- _Source data_:
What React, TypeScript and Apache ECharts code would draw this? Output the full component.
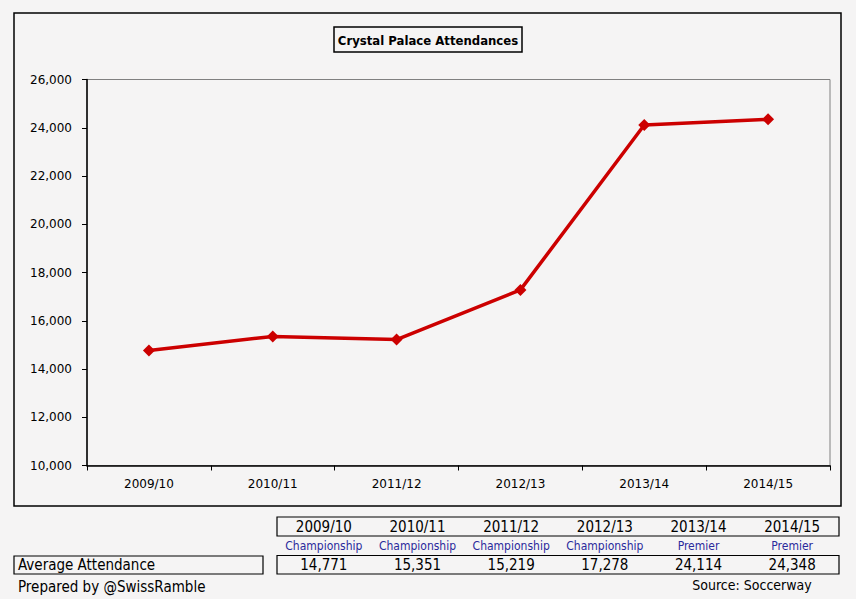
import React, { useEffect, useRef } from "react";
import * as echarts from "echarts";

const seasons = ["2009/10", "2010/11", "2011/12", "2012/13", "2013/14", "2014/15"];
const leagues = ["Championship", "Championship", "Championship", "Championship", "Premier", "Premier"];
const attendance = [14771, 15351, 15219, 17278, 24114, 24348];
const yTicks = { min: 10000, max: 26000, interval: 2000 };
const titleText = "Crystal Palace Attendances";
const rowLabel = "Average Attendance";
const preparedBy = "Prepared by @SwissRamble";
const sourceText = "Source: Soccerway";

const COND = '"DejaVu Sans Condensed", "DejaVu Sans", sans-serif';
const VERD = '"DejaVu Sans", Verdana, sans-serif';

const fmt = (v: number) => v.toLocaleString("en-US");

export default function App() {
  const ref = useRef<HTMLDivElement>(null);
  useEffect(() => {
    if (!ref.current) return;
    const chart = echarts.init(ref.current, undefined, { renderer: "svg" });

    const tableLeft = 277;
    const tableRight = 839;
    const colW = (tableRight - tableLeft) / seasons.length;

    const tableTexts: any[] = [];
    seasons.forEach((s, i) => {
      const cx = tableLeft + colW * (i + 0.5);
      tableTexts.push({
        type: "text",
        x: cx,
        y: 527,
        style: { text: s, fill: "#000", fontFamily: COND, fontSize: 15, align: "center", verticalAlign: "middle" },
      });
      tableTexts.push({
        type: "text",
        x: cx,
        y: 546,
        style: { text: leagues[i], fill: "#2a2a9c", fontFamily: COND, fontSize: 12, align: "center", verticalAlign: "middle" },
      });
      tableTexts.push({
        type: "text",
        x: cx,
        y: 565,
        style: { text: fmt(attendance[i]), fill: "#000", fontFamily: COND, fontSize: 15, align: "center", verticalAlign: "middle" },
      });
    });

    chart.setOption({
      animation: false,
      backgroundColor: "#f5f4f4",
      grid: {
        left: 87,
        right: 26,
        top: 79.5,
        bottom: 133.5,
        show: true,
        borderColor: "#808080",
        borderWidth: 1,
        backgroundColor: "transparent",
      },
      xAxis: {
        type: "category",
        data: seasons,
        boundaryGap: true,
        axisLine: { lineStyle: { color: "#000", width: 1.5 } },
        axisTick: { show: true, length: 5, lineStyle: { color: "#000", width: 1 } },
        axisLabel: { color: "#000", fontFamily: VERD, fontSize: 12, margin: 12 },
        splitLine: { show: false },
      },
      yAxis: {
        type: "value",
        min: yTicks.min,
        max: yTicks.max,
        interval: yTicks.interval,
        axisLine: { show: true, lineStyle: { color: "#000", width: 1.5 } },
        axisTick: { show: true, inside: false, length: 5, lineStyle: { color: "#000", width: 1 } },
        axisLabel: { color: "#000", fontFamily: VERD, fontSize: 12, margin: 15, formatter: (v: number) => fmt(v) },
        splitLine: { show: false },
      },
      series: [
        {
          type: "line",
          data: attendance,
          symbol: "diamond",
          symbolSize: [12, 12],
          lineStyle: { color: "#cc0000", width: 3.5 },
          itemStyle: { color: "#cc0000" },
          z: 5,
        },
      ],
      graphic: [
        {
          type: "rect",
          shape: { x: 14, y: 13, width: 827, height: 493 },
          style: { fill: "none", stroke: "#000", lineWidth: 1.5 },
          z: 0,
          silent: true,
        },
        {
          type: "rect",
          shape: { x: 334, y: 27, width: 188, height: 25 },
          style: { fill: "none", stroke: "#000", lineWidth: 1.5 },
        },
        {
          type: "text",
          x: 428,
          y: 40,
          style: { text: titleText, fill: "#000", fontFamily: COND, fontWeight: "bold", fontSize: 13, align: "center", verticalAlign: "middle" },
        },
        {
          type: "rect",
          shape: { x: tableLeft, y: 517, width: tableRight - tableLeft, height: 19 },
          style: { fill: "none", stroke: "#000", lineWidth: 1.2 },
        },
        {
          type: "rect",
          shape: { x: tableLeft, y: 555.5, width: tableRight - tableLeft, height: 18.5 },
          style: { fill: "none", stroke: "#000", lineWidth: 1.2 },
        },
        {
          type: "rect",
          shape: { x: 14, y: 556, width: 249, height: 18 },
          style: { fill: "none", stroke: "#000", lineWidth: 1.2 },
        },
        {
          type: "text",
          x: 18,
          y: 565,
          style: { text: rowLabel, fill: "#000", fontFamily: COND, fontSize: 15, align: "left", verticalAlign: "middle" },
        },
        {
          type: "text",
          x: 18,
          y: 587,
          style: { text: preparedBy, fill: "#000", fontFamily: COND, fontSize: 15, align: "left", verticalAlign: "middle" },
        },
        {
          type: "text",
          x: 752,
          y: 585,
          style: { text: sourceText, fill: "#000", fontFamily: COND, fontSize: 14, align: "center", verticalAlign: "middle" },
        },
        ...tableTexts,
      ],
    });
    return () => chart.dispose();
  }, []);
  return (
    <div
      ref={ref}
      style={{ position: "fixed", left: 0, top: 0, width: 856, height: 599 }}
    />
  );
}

- _What is needed_:
Each line of the material must be retyped exactly, except that images are omitted.

- _Full answer_:
What React, TypeScript and Apache ECharts code would draw this? Output the full component.
import React, { useEffect, useRef } from "react";
import * as echarts from "echarts";

const seasons = ["2009/10", "2010/11", "2011/12", "2012/13", "2013/14", "2014/15"];
const leagues = ["Championship", "Championship", "Championship", "Championship", "Premier", "Premier"];
const attendance = [14771, 15351, 15219, 17278, 24114, 24348];
const yTicks = { min: 10000, max: 26000, interval: 2000 };
const titleText = "Crystal Palace Attendances";
const rowLabel = "Average Attendance";
const preparedBy = "Prepared by @SwissRamble";
const sourceText = "Source: Soccerway";

const COND = '"DejaVu Sans Condensed", "DejaVu Sans", sans-serif';
const VERD = '"DejaVu Sans", Verdana, sans-serif';

const fmt = (v: number) => v.toLocaleString("en-US");

export default function App() {
  const ref = useRef<HTMLDivElement>(null);
  useEffect(() => {
    if (!ref.current) return;
    const chart = echarts.init(ref.current, undefined, { renderer: "svg" });

    const tableLeft = 277;
    const tableRight = 839;
    const colW = (tableRight - tableLeft) / seasons.length;

    const tableTexts: any[] = [];
    seasons.forEach((s, i) => {
      const cx = tableLeft + colW * (i + 0.5);
      tableTexts.push({
        type: "text",
        x: cx,
        y: 527,
        style: { text: s, fill: "#000", fontFamily: COND, fontSize: 15, align: "center", verticalAlign: "middle" },
      });
      tableTexts.push({
        type: "text",
        x: cx,
        y: 546,
        style: { text: leagues[i], fill: "#2a2a9c", fontFamily: COND, fontSize: 12, align: "center", verticalAlign: "middle" },
      });
      tableTexts.push({
        type: "text",
        x: cx,
        y: 565,
        style: { text: fmt(attendance[i]), fill: "#000", fontFamily: COND, fontSize: 15, align: "center", verticalAlign: "middle" },
      });
    });

    chart.setOption({
      animation: false,
      backgroundColor: "#f5f4f4",
      grid: {
        left: 87,
        right: 26,
        top: 79.5,
        bottom: 133.5,
        show: true,
        borderColor: "#808080",
        borderWidth: 1,
        backgroundColor: "transparent",
      },
      xAxis: {
        type: "category",
        data: seasons,
        boundaryGap: true,
        axisLine: { lineStyle: { color: "#000", width: 1.5 } },
        axisTick: { show: true, length: 5, lineStyle: { color: "#000", width: 1 } },
        axisLabel: { color: "#000", fontFamily: VERD, fontSize: 12, margin: 12 },
        splitLine: { show: false },
      },
      yAxis: {
        type: "value",
        min: yTicks.min,
        max: yTicks.max,
        interval: yTicks.interval,
        axisLine: { show: true, lineStyle: { color: "#000", width: 1.5 } },
        axisTick: { show: true, inside: false, length: 5, lineStyle: { color: "#000", width: 1 } },
        axisLabel: { color: "#000", fontFamily: VERD, fontSize: 12, margin: 15, formatter: (v: number) => fmt(v) },
        splitLine: { show: false },
      },
      series: [
        {
          type: "line",
          data: attendance,
          symbol: "diamond",
          symbolSize: [12, 12],
          lineStyle: { color: "#cc0000", width: 3.5 },
          itemStyle: { color: "#cc0000" },
          z: 5,
        },
      ],
      graphic: [
        {
          type: "rect",
          shape: { x: 14, y: 13, width: 827, height: 493 },
          style: { fill: "none", stroke: "#000", lineWidth: 1.5 },
          z: 0,
          silent: true,
        },
        {
          type: "rect",
          shape: { x: 334, y: 27, width: 188, height: 25 },
          style: { fill: "none", stroke: "#000", lineWidth: 1.5 },
        },
        {
          type: "text",
          x: 428,
          y: 40,
          style: { text: titleText, fill: "#000", fontFamily: COND, fontWeight: "bold", fontSize: 13, align: "center", verticalAlign: "middle" },
        },
        {
          type: "rect",
          shape: { x: tableLeft, y: 517, width: tableRight - tableLeft, height: 19 },
          style: { fill: "none", stroke: "#000", lineWidth: 1.2 },
        },
        {
          type: "rect",
          shape: { x: tableLeft, y: 555.5, width: tableRight - tableLeft, height: 18.5 },
          style: { fill: "none", stroke: "#000", lineWidth: 1.2 },
        },
        {
          type: "rect",
          shape: { x: 14, y: 556, width: 249, height: 18 },
          style: { fill: "none", stroke: "#000", lineWidth: 1.2 },
        },
        {
          type: "text",
          x: 18,
          y: 565,
          style: { text: rowLabel, fill: "#000", fontFamily: COND, fontSize: 15, align: "left", verticalAlign: "middle" },
        },
        {
          type: "text",
          x: 18,
          y: 587,
          style: { text: preparedBy, fill: "#000", fontFamily: COND, fontSize: 15, align: "left", verticalAlign: "middle" },
        },
        {
          type: "text",
          x: 752,
          y: 585,
          style: { text: sourceText, fill: "#000", fontFamily: COND, fontSize: 14, align: "center", verticalAlign: "middle" },
        },
        ...tableTexts,
      ],
    });
    return () => chart.dispose();
  }, []);
  return (
    <div
      ref={ref}
      style={{ position: "fixed", left: 0, top: 0, width: 856, height: 599 }}
    />
  );
}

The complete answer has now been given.